Word for word, restate every line of the listing that follows.

════════════════

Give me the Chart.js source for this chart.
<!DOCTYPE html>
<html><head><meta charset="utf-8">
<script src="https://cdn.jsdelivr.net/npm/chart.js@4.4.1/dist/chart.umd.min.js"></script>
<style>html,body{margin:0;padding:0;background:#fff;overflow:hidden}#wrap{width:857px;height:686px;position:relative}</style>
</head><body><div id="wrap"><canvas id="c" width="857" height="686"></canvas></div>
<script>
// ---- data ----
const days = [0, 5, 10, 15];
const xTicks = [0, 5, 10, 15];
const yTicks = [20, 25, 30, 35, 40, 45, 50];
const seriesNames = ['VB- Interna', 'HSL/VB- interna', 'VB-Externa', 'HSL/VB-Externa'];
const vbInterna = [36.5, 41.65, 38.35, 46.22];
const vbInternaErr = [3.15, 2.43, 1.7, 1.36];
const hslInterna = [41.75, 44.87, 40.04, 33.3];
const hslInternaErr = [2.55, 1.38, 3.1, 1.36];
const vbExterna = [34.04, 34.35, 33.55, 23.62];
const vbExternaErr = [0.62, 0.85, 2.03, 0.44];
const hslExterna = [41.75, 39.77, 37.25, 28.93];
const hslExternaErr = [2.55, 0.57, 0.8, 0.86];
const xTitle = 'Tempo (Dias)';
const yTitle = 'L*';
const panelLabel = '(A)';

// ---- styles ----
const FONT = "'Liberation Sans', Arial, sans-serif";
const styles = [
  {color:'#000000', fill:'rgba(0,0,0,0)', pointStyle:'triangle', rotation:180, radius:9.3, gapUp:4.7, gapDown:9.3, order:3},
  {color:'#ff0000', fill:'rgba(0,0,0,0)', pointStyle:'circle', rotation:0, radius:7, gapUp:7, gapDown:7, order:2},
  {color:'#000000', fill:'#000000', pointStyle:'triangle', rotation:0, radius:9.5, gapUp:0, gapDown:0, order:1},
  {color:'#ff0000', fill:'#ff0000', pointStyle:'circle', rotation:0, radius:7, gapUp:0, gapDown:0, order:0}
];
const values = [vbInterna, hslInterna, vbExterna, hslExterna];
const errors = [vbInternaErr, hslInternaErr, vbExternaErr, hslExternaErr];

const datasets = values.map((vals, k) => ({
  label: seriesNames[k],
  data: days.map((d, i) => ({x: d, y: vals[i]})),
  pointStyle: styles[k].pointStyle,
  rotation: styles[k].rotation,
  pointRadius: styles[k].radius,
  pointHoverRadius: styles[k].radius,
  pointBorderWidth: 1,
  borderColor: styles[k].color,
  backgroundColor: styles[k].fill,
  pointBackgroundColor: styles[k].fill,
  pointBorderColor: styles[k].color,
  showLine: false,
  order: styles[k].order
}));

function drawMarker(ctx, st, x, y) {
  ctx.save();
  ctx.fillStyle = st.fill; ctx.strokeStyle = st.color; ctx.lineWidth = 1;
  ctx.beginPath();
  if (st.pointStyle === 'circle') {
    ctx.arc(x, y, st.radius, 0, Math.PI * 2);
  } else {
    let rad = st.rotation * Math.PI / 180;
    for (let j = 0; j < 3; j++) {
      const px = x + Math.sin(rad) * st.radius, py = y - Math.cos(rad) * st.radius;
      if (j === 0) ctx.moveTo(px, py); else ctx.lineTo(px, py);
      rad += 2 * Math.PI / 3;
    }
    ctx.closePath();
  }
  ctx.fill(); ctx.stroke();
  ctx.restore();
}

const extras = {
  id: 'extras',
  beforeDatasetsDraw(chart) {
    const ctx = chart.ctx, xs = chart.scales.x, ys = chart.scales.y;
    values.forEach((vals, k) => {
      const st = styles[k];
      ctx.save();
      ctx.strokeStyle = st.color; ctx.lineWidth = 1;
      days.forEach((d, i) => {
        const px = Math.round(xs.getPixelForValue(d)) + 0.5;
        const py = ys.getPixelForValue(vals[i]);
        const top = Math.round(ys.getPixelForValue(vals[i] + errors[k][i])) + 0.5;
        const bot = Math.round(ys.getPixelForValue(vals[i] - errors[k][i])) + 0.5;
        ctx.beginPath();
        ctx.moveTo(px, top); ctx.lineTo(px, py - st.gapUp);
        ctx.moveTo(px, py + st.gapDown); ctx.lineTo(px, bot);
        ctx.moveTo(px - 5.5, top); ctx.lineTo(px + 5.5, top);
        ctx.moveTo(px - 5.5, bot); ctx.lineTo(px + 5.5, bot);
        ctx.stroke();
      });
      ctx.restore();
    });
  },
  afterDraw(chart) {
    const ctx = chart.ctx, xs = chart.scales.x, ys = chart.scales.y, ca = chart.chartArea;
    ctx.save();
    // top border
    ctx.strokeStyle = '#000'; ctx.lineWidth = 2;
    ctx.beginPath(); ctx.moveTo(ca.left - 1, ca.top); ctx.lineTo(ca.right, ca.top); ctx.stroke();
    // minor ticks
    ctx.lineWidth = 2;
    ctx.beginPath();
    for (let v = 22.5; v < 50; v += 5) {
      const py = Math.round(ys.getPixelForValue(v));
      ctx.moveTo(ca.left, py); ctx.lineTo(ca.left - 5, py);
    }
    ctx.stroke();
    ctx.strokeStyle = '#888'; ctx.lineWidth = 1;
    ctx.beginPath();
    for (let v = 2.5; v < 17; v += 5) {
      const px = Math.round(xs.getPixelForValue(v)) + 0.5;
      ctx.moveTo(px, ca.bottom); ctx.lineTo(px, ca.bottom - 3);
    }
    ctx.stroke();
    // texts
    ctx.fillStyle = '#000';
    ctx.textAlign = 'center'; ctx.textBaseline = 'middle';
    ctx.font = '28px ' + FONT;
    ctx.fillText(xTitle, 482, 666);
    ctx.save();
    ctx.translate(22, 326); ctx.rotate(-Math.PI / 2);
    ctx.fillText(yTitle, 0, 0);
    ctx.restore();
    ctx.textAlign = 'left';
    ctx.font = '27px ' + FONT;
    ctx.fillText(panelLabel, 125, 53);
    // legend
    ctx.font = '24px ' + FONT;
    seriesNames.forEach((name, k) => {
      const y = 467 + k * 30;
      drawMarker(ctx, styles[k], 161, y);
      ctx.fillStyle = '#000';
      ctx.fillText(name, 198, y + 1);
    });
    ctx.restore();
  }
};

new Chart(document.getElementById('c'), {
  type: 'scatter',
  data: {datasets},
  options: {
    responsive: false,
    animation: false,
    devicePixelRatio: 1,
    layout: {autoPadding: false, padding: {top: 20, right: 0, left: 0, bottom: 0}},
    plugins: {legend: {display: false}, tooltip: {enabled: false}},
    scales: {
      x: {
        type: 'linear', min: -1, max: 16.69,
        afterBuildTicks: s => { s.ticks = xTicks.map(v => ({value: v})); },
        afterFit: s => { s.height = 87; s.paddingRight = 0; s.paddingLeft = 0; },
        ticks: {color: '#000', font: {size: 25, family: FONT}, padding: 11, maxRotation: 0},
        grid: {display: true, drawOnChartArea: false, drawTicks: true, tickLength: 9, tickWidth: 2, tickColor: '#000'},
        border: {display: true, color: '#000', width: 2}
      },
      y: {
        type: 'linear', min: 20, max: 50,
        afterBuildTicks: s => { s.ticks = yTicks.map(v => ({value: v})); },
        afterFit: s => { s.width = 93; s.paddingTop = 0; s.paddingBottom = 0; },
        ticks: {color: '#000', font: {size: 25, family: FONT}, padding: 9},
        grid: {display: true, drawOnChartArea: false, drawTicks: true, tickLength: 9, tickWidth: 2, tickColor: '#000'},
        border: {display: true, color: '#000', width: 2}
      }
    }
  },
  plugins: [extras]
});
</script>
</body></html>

════════════════

• Task output
Give me the Chart.js source for this chart.
<!DOCTYPE html>
<html><head><meta charset="utf-8">
<script src="https://cdn.jsdelivr.net/npm/chart.js@4.4.1/dist/chart.umd.min.js"></script>
<style>html,body{margin:0;padding:0;background:#fff;overflow:hidden}#wrap{width:857px;height:686px;position:relative}</style>
</head><body><div id="wrap"><canvas id="c" width="857" height="686"></canvas></div>
<script>
// ---- data ----
const days = [0, 5, 10, 15];
const xTicks = [0, 5, 10, 15];
const yTicks = [20, 25, 30, 35, 40, 45, 50];
const seriesNames = ['VB- Interna', 'HSL/VB- interna', 'VB-Externa', 'HSL/VB-Externa'];
const vbInterna = [36.5, 41.65, 38.35, 46.22];
const vbInternaErr = [3.15, 2.43, 1.7, 1.36];
const hslInterna = [41.75, 44.87, 40.04, 33.3];
const hslInternaErr = [2.55, 1.38, 3.1, 1.36];
const vbExterna = [34.04, 34.35, 33.55, 23.62];
const vbExternaErr = [0.62, 0.85, 2.03, 0.44];
const hslExterna = [41.75, 39.77, 37.25, 28.93];
const hslExternaErr = [2.55, 0.57, 0.8, 0.86];
const xTitle = 'Tempo (Dias)';
const yTitle = 'L*';
const panelLabel = '(A)';

// ---- styles ----
const FONT = "'Liberation Sans', Arial, sans-serif";
const styles = [
  {color:'#000000', fill:'rgba(0,0,0,0)', pointStyle:'triangle', rotation:180, radius:9.3, gapUp:4.7, gapDown:9.3, order:3},
  {color:'#ff0000', fill:'rgba(0,0,0,0)', pointStyle:'circle', rotation:0, radius:7, gapUp:7, gapDown:7, order:2},
  {color:'#000000', fill:'#000000', pointStyle:'triangle', rotation:0, radius:9.5, gapUp:0, gapDown:0, order:1},
  {color:'#ff0000', fill:'#ff0000', pointStyle:'circle', rotation:0, radius:7, gapUp:0, gapDown:0, order:0}
];
const values = [vbInterna, hslInterna, vbExterna, hslExterna];
const errors = [vbInternaErr, hslInternaErr, vbExternaErr, hslExternaErr];

const datasets = values.map((vals, k) => ({
  label: seriesNames[k],
  data: days.map((d, i) => ({x: d, y: vals[i]})),
  pointStyle: styles[k].pointStyle,
  rotation: styles[k].rotation,
  pointRadius: styles[k].radius,
  pointHoverRadius: styles[k].radius,
  pointBorderWidth: 1,
  borderColor: styles[k].color,
  backgroundColor: styles[k].fill,
  pointBackgroundColor: styles[k].fill,
  pointBorderColor: styles[k].color,
  showLine: false,
  order: styles[k].order
}));

function drawMarker(ctx, st, x, y) {
  ctx.save();
  ctx.fillStyle = st.fill; ctx.strokeStyle = st.color; ctx.lineWidth = 1;
  ctx.beginPath();
  if (st.pointStyle === 'circle') {
    ctx.arc(x, y, st.radius, 0, Math.PI * 2);
  } else {
    let rad = st.rotation * Math.PI / 180;
    for (let j = 0; j < 3; j++) {
      const px = x + Math.sin(rad) * st.radius, py = y - Math.cos(rad) * st.radius;
      if (j === 0) ctx.moveTo(px, py); else ctx.lineTo(px, py);
      rad += 2 * Math.PI / 3;
    }
    ctx.closePath();
  }
  ctx.fill(); ctx.stroke();
  ctx.restore();
}

const extras = {
  id: 'extras',
  beforeDatasetsDraw(chart) {
    const ctx = chart.ctx, xs = chart.scales.x, ys = chart.scales.y;
    values.forEach((vals, k) => {
      const st = styles[k];
      ctx.save();
      ctx.strokeStyle = st.color; ctx.lineWidth = 1;
      days.forEach((d, i) => {
        const px = Math.round(xs.getPixelForValue(d)) + 0.5;
        const py = ys.getPixelForValue(vals[i]);
        const top = Math.round(ys.getPixelForValue(vals[i] + errors[k][i])) + 0.5;
        const bot = Math.round(ys.getPixelForValue(vals[i] - errors[k][i])) + 0.5;
        ctx.beginPath();
        ctx.moveTo(px, top); ctx.lineTo(px, py - st.gapUp);
        ctx.moveTo(px, py + st.gapDown); ctx.lineTo(px, bot);
        ctx.moveTo(px - 5.5, top); ctx.lineTo(px + 5.5, top);
        ctx.moveTo(px - 5.5, bot); ctx.lineTo(px + 5.5, bot);
        ctx.stroke();
      });
      ctx.restore();
    });
  },
  afterDraw(chart) {
    const ctx = chart.ctx, xs = chart.scales.x, ys = chart.scales.y, ca = chart.chartArea;
    ctx.save();
    // top border
    ctx.strokeStyle = '#000'; ctx.lineWidth = 2;
    ctx.beginPath(); ctx.moveTo(ca.left - 1, ca.top); ctx.lineTo(ca.right, ca.top); ctx.stroke();
    // minor ticks
    ctx.lineWidth = 2;
    ctx.beginPath();
    for (let v = 22.5; v < 50; v += 5) {
      const py = Math.round(ys.getPixelForValue(v));
      ctx.moveTo(ca.left, py); ctx.lineTo(ca.left - 5, py);
    }
    ctx.stroke();
    ctx.strokeStyle = '#888'; ctx.lineWidth = 1;
    ctx.beginPath();
    for (let v = 2.5; v < 17; v += 5) {
      const px = Math.round(xs.getPixelForValue(v)) + 0.5;
      ctx.moveTo(px, ca.bottom); ctx.lineTo(px, ca.bottom - 3);
    }
    ctx.stroke();
    // texts
    ctx.fillStyle = '#000';
    ctx.textAlign = 'center'; ctx.textBaseline = 'middle';
    ctx.font = '28px ' + FONT;
    ctx.fillText(xTitle, 482, 666);
    ctx.save();
    ctx.translate(22, 326); ctx.rotate(-Math.PI / 2);
    ctx.fillText(yTitle, 0, 0);
    ctx.restore();
    ctx.textAlign = 'left';
    ctx.font = '27px ' + FONT;
    ctx.fillText(panelLabel, 125, 53);
    // legend
    ctx.font = '24px ' + FONT;
    seriesNames.forEach((name, k) => {
      const y = 467 + k * 30;
      drawMarker(ctx, styles[k], 161, y);
      ctx.fillStyle = '#000';
      ctx.fillText(name, 198, y + 1);
    });
    ctx.restore();
  }
};

new Chart(document.getElementById('c'), {
  type: 'scatter',
  data: {datasets},
  options: {
    responsive: false,
    animation: false,
    devicePixelRatio: 1,
    layout: {autoPadding: false, padding: {top: 20, right: 0, left: 0, bottom: 0}},
    plugins: {legend: {display: false}, tooltip: {enabled: false}},
    scales: {
      x: {
        type: 'linear', min: -1, max: 16.69,
        afterBuildTicks: s => { s.ticks = xTicks.map(v => ({value: v})); },
        afterFit: s => { s.height = 87; s.paddingRight = 0; s.paddingLeft = 0; },
        ticks: {color: '#000', font: {size: 25, family: FONT}, padding: 11, maxRotation: 0},
        grid: {display: true, drawOnChartArea: false, drawTicks: true, tickLength: 9, tickWidth: 2, tickColor: '#000'},
        border: {display: true, color: '#000', width: 2}
      },
      y: {
        type: 'linear', min: 20, max: 50,
        afterBuildTicks: s => { s.ticks = yTicks.map(v => ({value: v})); },
        afterFit: s => { s.width = 93; s.paddingTop = 0; s.paddingBottom = 0; },
        ticks: {color: '#000', font: {size: 25, family: FONT}, padding: 9},
        grid: {display: true, drawOnChartArea: false, drawTicks: true, tickLength: 9, tickWidth: 2, tickColor: '#000'},
        border: {display: true, color: '#000', width: 2}
      }
    }
  },
  plugins: [extras]
});
</script>
</body></html>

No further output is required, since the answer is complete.